### WORK REQUIRED
Select and copy out every line in the records containing "this".

** START OF INPUT MATERIAL **

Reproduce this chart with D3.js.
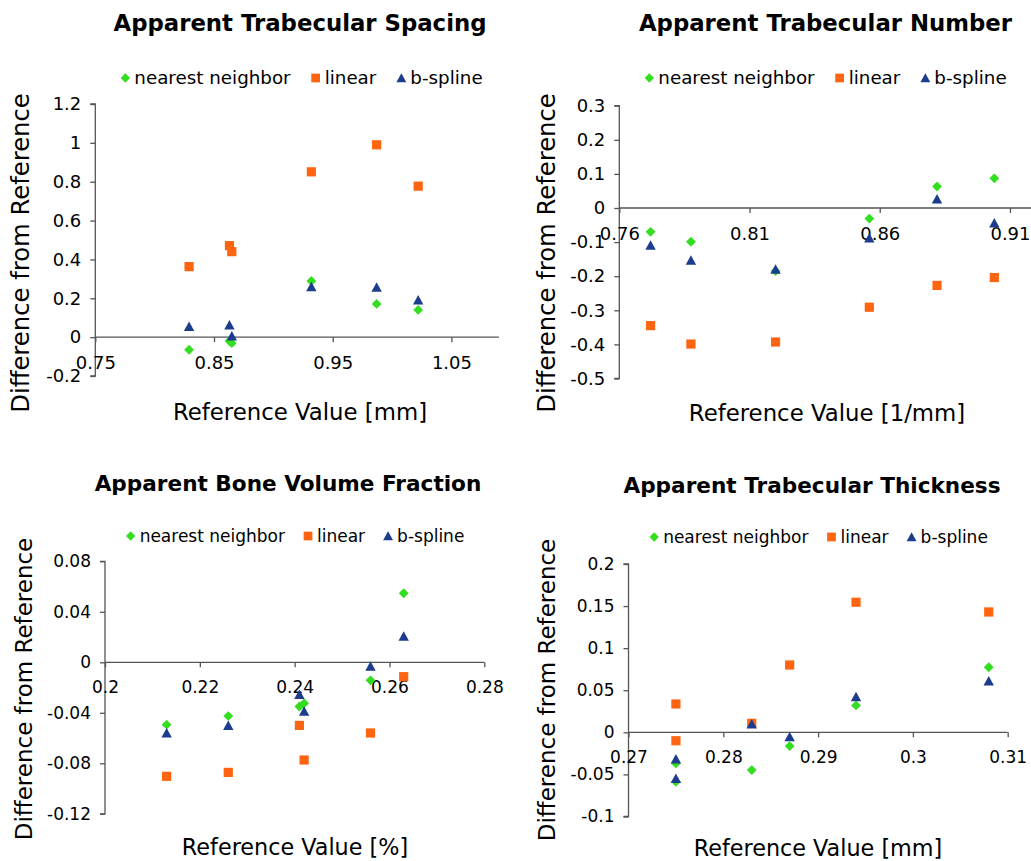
<!DOCTYPE html>
<html><head><meta charset="utf-8">
<script src="https://cdn.jsdelivr.net/npm/d3@7"></script>
<style>body{margin:0;background:#fff}svg{display:block}</style>
</head><body>
<svg id="c" width="1031" height="861"></svg>
<script>
// ---------- data ----------
const seriesNames = ["nearest neighbor", "linear", "b-spline"];
const seriesColors = ["#33dd1f", "#ff6410", "#1c3c8e"];

// Apparent Trabecular Spacing
const spacingRef     = [0.829, 0.863, 0.865, 0.932, 0.987, 1.022];
const spacingNN      = [-0.065, -0.020, -0.031, 0.289, 0.171, 0.140];
const spacingLinear  = [0.363, 0.471, 0.440, 0.851, 0.990, 0.777];
const spacingBspline = [0.055, 0.063, 0.007, 0.260, 0.257, 0.192];
const spacingXTicks  = [0.75, 0.85, 0.95, 1.05];
const spacingXLabels = ["0.75", "0.85", "0.95", "1.05"];
const spacingYTicks  = [-0.2, 0, 0.2, 0.4, 0.6, 0.8, 1, 1.2];
const spacingYLabels = ["-0.2", "0", "0.2", "0.4", "0.6", "0.8", "1", "1.2"];

// Apparent Trabecular Number
const numberRef     = [0.772, 0.7875, 0.820, 0.856, 0.882, 0.904];
const numberNN      = [-0.070, -0.099, -0.185, -0.031, 0.063, 0.087];
const numberLinear  = [-0.345, -0.399, -0.393, -0.291, -0.227, -0.204];
const numberBspline = [-0.109, -0.153, -0.179, -0.088, 0.027, -0.044];
const numberXTicks  = [0.76, 0.81, 0.86, 0.91];
const numberXLabels = ["0.76", "0.81", "0.86", "0.91"];
const numberYTicks  = [-0.5, -0.4, -0.3, -0.2, -0.1, 0, 0.1, 0.2, 0.3];
const numberYLabels = ["-0.5", "-0.4", "-0.3", "-0.2", "-0.1", "0", "0.1", "0.2", "0.3"];

// Apparent Bone Volume Fraction
const bvRef     = [0.213, 0.226, 0.241, 0.242, 0.256, 0.263];
const bvNN      = [-0.0494, -0.0426, -0.0350, -0.0325, -0.0143, 0.0547];
const bvLinear  = [-0.0903, -0.0872, -0.0500, -0.0774, -0.0560, -0.0114];
const bvBspline = [-0.0560, -0.0500, -0.0254, -0.0386, -0.0030, 0.0208];
const bvXTicks  = [0.2, 0.22, 0.24, 0.26, 0.28];
const bvXLabels = ["0.2", "0.22", "0.24", "0.26", "0.28"];
const bvYTicks  = [-0.12, -0.08, -0.04, 0, 0.04, 0.08];
const bvYLabels = ["-0.12", "-0.08", "-0.04", "0", "0.04", "0.08"];

// Apparent Trabecular Thickness
const thRef     = [0.275, 0.275, 0.283, 0.287, 0.294, 0.308];
const thNN      = [-0.0370, -0.0587, -0.0448, -0.0163, 0.0320, 0.0773];
const thLinear  = [0.0337, -0.0100, 0.0107, 0.0800, 0.1546, 0.1430];
const thBspline = [-0.0317, -0.0547, 0.0099, -0.0052, 0.0423, 0.0610];
const thXTicks  = [0.27, 0.28, 0.29, 0.3, 0.31];
const thXLabels = ["0.27", "0.28", "0.29", "0.3", "0.31"];
const thYTicks  = [-0.1, -0.05, 0, 0.05, 0.1, 0.15, 0.2];
const thYLabels = ["-0.1", "-0.05", "0", "0.05", "0.1", "0.15", "0.2"];

const yTitle = "Difference from Reference";

// ---------- layout ----------
const panels = [
  { title: "Apparent Trabecular Spacing", xTitle: "Reference Value [mm]",
    ref: spacingRef, series: [spacingNN, spacingLinear, spacingBspline],
    xTicks: spacingXTicks, xLabels: spacingXLabels, yTicks: spacingYTicks, yLabels: spacingYLabels,
    xDomain: [0.75, 1.09], yDomain: [-0.2, 1.2], xRange: [95.3, 498.9], yRange: [376, 104],
    titleX: 300, titleY: 23, titleSize: 22.8, legendCX: 301.5, legendY: 78, legendSize: 18.3, legendGap: 20,
    tickSize: 18, yTitleX: 20, yTitleY: 253, yTitleSize: 24.3, xTitleX: 300, xTitleY: 412, xTitleSize: 22.8 },
  { title: "Apparent Trabecular Number", xTitle: "Reference Value [1/mm]",
    ref: numberRef, series: [numberNN, numberLinear, numberBspline],
    xTicks: numberXTicks, xLabels: numberXLabels, yTicks: numberYTicks, yLabels: numberYLabels,
    xDomain: [0.76, 0.92], yDomain: [-0.5, 0.3], xRange: [619.3, 1036], yRange: [378.5, 105.7],
    titleX: 825.5, titleY: 23, titleSize: 22.8, legendCX: 825.5, legendY: 78, legendSize: 18.3, legendGap: 20,
    tickSize: 18, yTitleX: 546, yTitleY: 253, yTitleSize: 24.3, xTitleX: 827, xTitleY: 413, xTitleSize: 22.8 },
  { title: "Apparent Bone Volume Fraction", xTitle: "Reference Value [%]",
    ref: bvRef, series: [bvNN, bvLinear, bvBspline],
    xTicks: bvXTicks, xLabels: bvXLabels, yTicks: bvYTicks, yLabels: bvYLabels,
    xDomain: [0.2, 0.28], yDomain: [-0.12, 0.08], xRange: [105, 484.3], yRange: [813.8, 561.3],
    titleX: 288, titleY: 483, titleSize: 21.6, legendCX: 295, legendY: 536, legendSize: 17, legendGap: 18,
    tickSize: 17, yTitleX: 24, yTitleY: 689, yTitleSize: 23, xTitleX: 295, xTitleY: 847, xTitleSize: 22.3 },
  { title: "Apparent Trabecular Thickness", xTitle: "Reference Value [mm]",
    ref: thRef, series: [thNN, thLinear, thBspline],
    xTicks: thXTicks, xLabels: thXLabels, yTicks: thYTicks, yLabels: thYLabels,
    xDomain: [0.27, 0.31], yDomain: [-0.1, 0.2], xRange: [628.5, 1007.7], yRange: [816.5, 564],
    titleX: 812, titleY: 485, titleSize: 21.6, legendCX: 818.5, legendY: 537, legendSize: 17, legendGap: 18,
    tickSize: 17, yTitleX: 547, yTitleY: 690, yTitleSize: 23, xTitleX: 818, xTitleY: 848, xTitleSize: 22.3 }
];

const FONT = "'DejaVu Sans', Verdana, sans-serif";
const AXIS = "#555";
const shapes = [
  "M0,-4.9L4.9,0L0,4.9L-4.9,0Z",              // diamond
  "M-4.6,-4.6L4.6,-4.6L4.6,4.6L-4.6,4.6Z",     // square
  "M0,-4.9L5.2,4.6L-5.2,4.6Z"                  // triangle
];

const svg = d3.select("#c");

panels.forEach(p => {
  const g = svg.append("g");
  const x = d3.scaleLinear().domain(p.xDomain).range(p.xRange);
  const y = d3.scaleLinear().domain(p.yDomain).range(p.yRange);

  // title
  g.append("text").attr("x", p.titleX).attr("y", p.titleY).attr("dy", "0.36em")
    .attr("text-anchor", "middle").attr("font-family", FONT).attr("font-weight", "bold")
    .attr("font-size", p.titleSize).attr("fill", "#000").text(p.title);

  // y axis
  const yAxis = d3.axisLeft(y).tickValues(p.yTicks).tickSize(5).tickPadding(9)
    .tickFormat((d, i) => p.yLabels[i]);
  const ya = g.append("g").attr("transform", `translate(${p.xRange[0]},0)`).call(yAxis);
  ya.select(".domain").attr("stroke", AXIS).attr("stroke-width", 1.3)
    .attr("d", `M-5,${p.yRange[0]}H0V${p.yRange[1]}H-5`);
  ya.selectAll(".tick line").attr("stroke", AXIS).attr("stroke-width", 1.3);
  ya.selectAll(".tick text").attr("font-family", FONT).attr("font-size", p.tickSize)
    .attr("fill", "#000");

  // x axis at y = 0
  const xAxis = d3.axisBottom(x).tickValues(p.xTicks).tickSize(5).tickPadding(14)
    .tickFormat((d, i) => p.xLabels[i]);
  const xa = g.append("g").attr("transform", `translate(0,${y(0)})`).call(xAxis);
  xa.select(".domain").attr("stroke", AXIS).attr("stroke-width", 1.3)
    .attr("d", `M${p.xRange[0]},0H${p.xRange[1]}`);
  xa.selectAll(".tick line").attr("stroke", AXIS).attr("stroke-width", 1.3);
  xa.selectAll(".tick text").attr("font-family", FONT).attr("font-size", p.tickSize)
    .attr("fill", "#000");

  // axis titles
  g.append("text").attr("x", p.xTitleX).attr("y", p.xTitleY).attr("dy", "0.36em")
    .attr("text-anchor", "middle").attr("font-family", FONT).attr("font-size", p.xTitleSize)
    .attr("fill", "#000").text(p.xTitle);
  g.append("text").attr("transform", `translate(${p.yTitleX},${p.yTitleY}) rotate(-90)`)
    .attr("dy", "0.36em").attr("text-anchor", "middle").attr("font-family", FONT)
    .attr("font-size", p.yTitleSize).attr("fill", "#000").text(yTitle);

  // points (series in order: NN, linear, b-spline)
  p.series.forEach((vals, si) => {
    g.append("g").selectAll("path").data(vals).join("path")
      .attr("d", shapes[si])
      .attr("transform", (v, i) => `translate(${x(p.ref[i])},${y(v)})`)
      .attr("fill", seriesColors[si]);
  });

  // legend
  const lg = g.append("g");
  let cx = 0;
  seriesNames.forEach((name, si) => {
    lg.append("path").attr("d", shapes[si]).attr("fill", seriesColors[si])
      .attr("transform", `translate(${cx + 5},0) scale(0.95)`);
    const t = lg.append("text").attr("x", cx + 14).attr("y", 0).attr("dy", "0.34em")
      .attr("font-family", FONT).attr("font-size", p.legendSize).attr("fill", "#000").text(name);
    cx += 14 + t.node().getComputedTextLength() + p.legendGap;
  });
  const w = cx - p.legendGap;
  lg.attr("transform", `translate(${p.legendCX - w / 2},${p.legendY})`);
});
</script>
</body></html>
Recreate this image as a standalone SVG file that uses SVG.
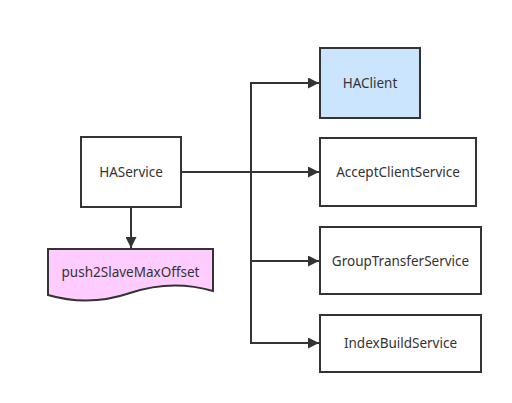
<svg xmlns="http://www.w3.org/2000/svg" width="512" height="403" viewBox="0 0 512 403">
<style>
.n{fill:#fff;stroke:#333;stroke-width:2}
.t{font-family:"Noto Sans","Open Sans",sans-serif;font-size:13.5px;fill:#333;text-anchor:middle;dominant-baseline:central}
.c{fill:none;stroke:#333;stroke-width:2}
</style>
<defs>
<marker id="a" viewBox="0 0 10 10" refX="10" refY="5" markerWidth="6" markerHeight="5.5" orient="auto" markerUnits="strokeWidth">
<path d="M0,0 L10,5 L0,10 z" fill="#333"/>
</marker>
</defs>
<rect width="512" height="403" fill="#fff"/>
<g id="connectors">
<path class="c" d="M181,172 H319" marker-end="url(#a)"/>
<path class="c" d="M251,172 V83 H319" marker-end="url(#a)"/>
<path class="c" d="M251,172 V261 H319" marker-end="url(#a)"/>
<path class="c" d="M251,261 V343 H319" marker-end="url(#a)"/>
<path class="c" d="M131,207 V248" marker-end="url(#a)"/>
</g>
<g id="HAService">
<rect class="n" x="81" y="137" width="100" height="70"/>
<text class="t" x="131" y="172">HAService</text>
</g>
<g id="push2SlaveMaxOffset">
<path class="n" style="fill:#ffccff" d="M48,249 H213 V291 Q172,279 130,293 Q89,307 48,295 Z"/>
<text class="t" x="130.5" y="272">push2SlaveMaxOffset</text>
</g>
<g id="HAClient">
<rect class="n" style="fill:#cce5ff" x="320" y="48" width="100" height="70"/>
<text class="t" x="370" y="83">HAClient</text>
</g>
<g id="AcceptClientService">
<rect class="n" x="320" y="138" width="156" height="68"/>
<text class="t" x="398" y="172">AcceptClientService</text>
</g>
<g id="GroupTransferService">
<rect class="n" x="320" y="227" width="161" height="67"/>
<text class="t" x="400.5" y="261">GroupTransferService</text>
</g>
<g id="IndexBuildService">
<rect class="n" x="320" y="315" width="161" height="57"/>
<text class="t" x="400.5" y="343">IndexBuildService</text>
</g>
</svg>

** END OF INPUT MATERIAL **

### TASK SOLUTION
Reproduce this chart with D3.js.
Recreate this image as a standalone SVG file that uses SVG.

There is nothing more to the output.